My initial anger as I read Mr Mackay’s piece, assuaging his mother’s sense of shame for voting as her conscience then dictated, gave way to an understanding that the same process by which she has reconsidered her position articulates why I too am now beginning to rethink mine.

I now accept I may have been wrong to vote Leave. Not because I was wrong to think that the EU is institutionally undemocratic, but because the damage it has done and will continue to do to the social and political cohesion of my country is beyond measure and may in fact now be beyond repair.

I may have been wrong to vote Leave because I now see and accept that to become truly democratic the EU can only radically reform itself from the inside.

The irony is enormous. Because it will only be the huge political and economic shock to the rest of the EU caused by Brexit that will actually start that democratic reform.

Alasdair Sampson,

The Pines, 7A Loudon Street, Stewarton.

THANKS to Neil Mackay (and his mum) for today's thoughts on the Irish situation. I spent three years in Belfast from 1965 to 1968, my son was born there, and I saw first-hand the inequalities in society which gave rise to the civil rights movement (in common with similar movements against injustice around the world), and in turn gave the extremists on both sides the opportunity to begin what became known as the Troubles.

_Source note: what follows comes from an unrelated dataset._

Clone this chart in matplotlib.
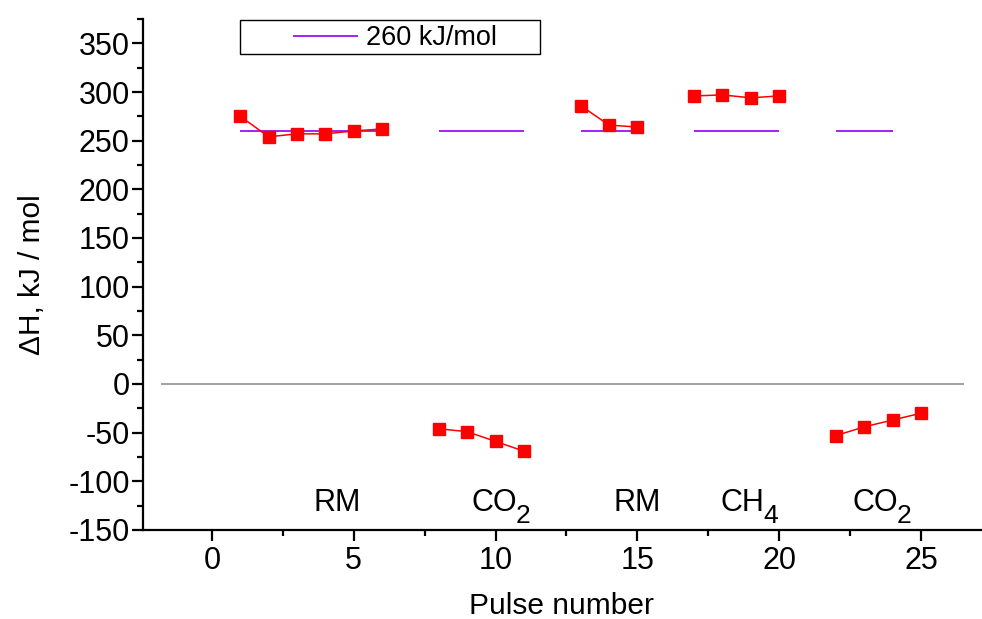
import matplotlib.pyplot as plt
from matplotlib.ticker import MultipleLocator
from matplotlib.patches import Rectangle

plt.rcParams['font.family'] = ['Liberation Sans', 'DejaVu Sans']
plt.rcParams['axes.unicode_minus'] = False

# measured enthalpy per pulse, grouped by gas
pulses_rm1 = [1, 2, 3, 4, 5, 6]
dh_rm1 = [275, 254, 257, 257, 260, 262]
pulses_co2a = [8, 9, 10, 11]
dh_co2a = [-46, -49, -59, -69]
pulses_rm2 = [13, 14, 15]
dh_rm2 = [286, 266, 264]
pulses_ch4 = [17, 18, 19, 20]
dh_ch4 = [296, 297, 294, 296]
pulses_co2b = [22, 23, 24, 25]
dh_co2b = [-53, -44, -37, -30]

# reference level segments
ref_value = 260
ref_starts = [1, 8, 13, 17, 22]
ref_ends = [6, 11, 15, 20, 24]

# gas names (main part, subscript) and where they sit
gas_main = ['RM', 'CO', 'RM', 'CH', 'CO']
gas_sub = ['', '2', '', '4', '2']
gas_x = [4.4, 9.95, 15.0, 18.7, 23.4]

fig = plt.figure(figsize=(9.82, 6.19), dpi=100)
ax = fig.add_axes([0.1456, 0.1438, 0.853, 0.8255])

violet = '#9a10f5'
ax.hlines(0, -1.8, 26.5, color='#999999', lw=1.3, zorder=1)
for i in range(len(ref_starts)):
    ax.hlines(ref_value, ref_starts[i], ref_ends[i], color=violet, lw=1.3,
              zorder=2, label='260 kJ/mol' if i == 0 else None)

for xs, ys in [(pulses_rm1, dh_rm1), (pulses_co2a, dh_co2a), (pulses_rm2, dh_rm2),
               (pulses_ch4, dh_ch4), (pulses_co2b, dh_co2b)]:
    ax.plot(xs, ys, color='red', lw=1.1, marker='s', ms=9,
            markerfacecolor='red', markeredgecolor='red', zorder=3)

for m, s, xl in zip(gas_main, gas_sub, gas_x):
    t = ax.text(xl, -131, m, ha='center', va='baseline', fontsize=22)
    if s:
        ax.annotate(s, xy=(1, 0), xycoords=t, xytext=(-1, -3),
                    textcoords='offset points', ha='left', va='baseline',
                    fontsize=19)

ax.set_xlim(-2.43, 27.1)
ax.set_ylim(-150, 375)
ax.xaxis.set_major_locator(MultipleLocator(5))
ax.xaxis.set_minor_locator(MultipleLocator(2.5))
ax.yaxis.set_minor_locator(MultipleLocator(25))
ax.set_yticks(range(-150, 351, 50))

for s in ['top', 'right']:
    ax.spines[s].set_visible(False)
for s in ['left', 'bottom']:
    ax.spines[s].set_linewidth(1.6)
ax.tick_params(which='major', direction='out', length=8, width=1.6, labelsize=22)
ax.tick_params(which='minor', direction='out', length=4.5, width=1.6)
ax.tick_params(axis='y', which='major', pad=1.5)

ax.set_xlabel('Pulse number', fontsize=21.5)
ax.set_ylabel('ΔH, kJ / mol', fontsize=21.5)
ax.xaxis.set_label_coords(0.5, -0.122)
ax.yaxis.set_label_coords(-0.116, 0.5)

leg = fig.legend(loc='center left', bbox_to_anchor=(293 / 982, 1 - 38 / 619),
                 fontsize=19.5, frameon=False, handlelength=2.4,
                 borderpad=0, handletextpad=0.3, borderaxespad=0)
fig.patches.append(Rectangle((240 / 982, 1 - 54 / 619), 300 / 982, 34 / 619,
                             transform=fig.transFigure, fill=False,
                             edgecolor='black', lw=1.0))

fig.savefig('out.png', dpi=100)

The fact that this finally became history 30 years later, due to the combined efforts of a number of the great and good, had more to do with the fact that both North and South were joined in the European Union, and there was no need for artificial boundaries. Now this is all in jeopardy once more thanks to the short-sighted efforts of the Tory Brexiters and their ilk. We see around us examples of the rise in sectarian and similar divisions, ready to be exploited by all extremes. Let's all do as Neil's mum wants to do, turn our back on these divisions, rethink the Brexit nightmare, and try to return to a shared future.

Niall Young,

1-3 Mid Street, Johnshaven, Montrose.

Read more: There's no shame in admitting you were wrong over Brexit

ARCHIE Burleigh comes in for a lot of criticism from your correspondents (Letters, April 17) for his comments (Letters, April 16) on Fidelma Cook’s recent article on Brexit . Whilst it was ungallant of him to air his ungentlemanly view of her, I guess he wrote as he did because he was as disappointed as I was on reading her column. Having myself lived for some years in France, I always look forward to reading her colourful writing about her life there and I do not expect her to use her column instead to voice once again her strong views against Brexit. We get enough of that already from most of your other regular official contributors engaged to write on that subject specifically.

Alan Fitzpatrick,

10 Solomon’s View, Dunlop.

YOUR correspondent Jim Lynch (Letters, April 15) writes "Britain wants the EU to change the rules, then leave the EU".

I think that he is missing the point. The reason Britain wanted to leave the EU is because it won't change its rules.

Between late 2015 and early 2016, Mr Cameron and a number of ministers made several visits to mainland Europe, where they were photographed smiling and shaking hands with various national politicians and sundry EU functionaries, all of whom, we were assured, shared HM Government's view of the need for structural and functional change within the EU.

However, perhaps because ever since he pledged to call the referendum back in 2013 (but probably never expected to be called upon to deliver it), the Prime Minister and the Government had strongly identified with the Remain position, and the opinion polls conducted both before and throughout the campaign also predicted an outcome in favour of Remain, no reason was seen to offer the prospect of any significant change. So all Mr Cameron had to show were a few minor changes relating to peripheral areas, which could be rescinded at the drop of a hat by the relevant branch of the Commission.

I would be very surprised if each and every one of the 17.4 million Leave voters had a visceral, pathological loathing for the EU. We are frequently reminded of the narrowness of the Leave margin of victory. I suspect that, if Mr Cameron had been able to return with evidence that the EU was prepared to countenance significant change in (say) the Common Agricultural or Fisheries Policy, or in the "top-down" way in which the EU Commission and Parliament appear to operate, then considerable numbers of us would have decided that we weren't such racists/bigots/xenophobes/"Little Englanders" after all, and wold have put our crosses in the Remain box instead.

Christopher W Ide,

25 Riverside Road, Waterfoot, East Renfrewshire.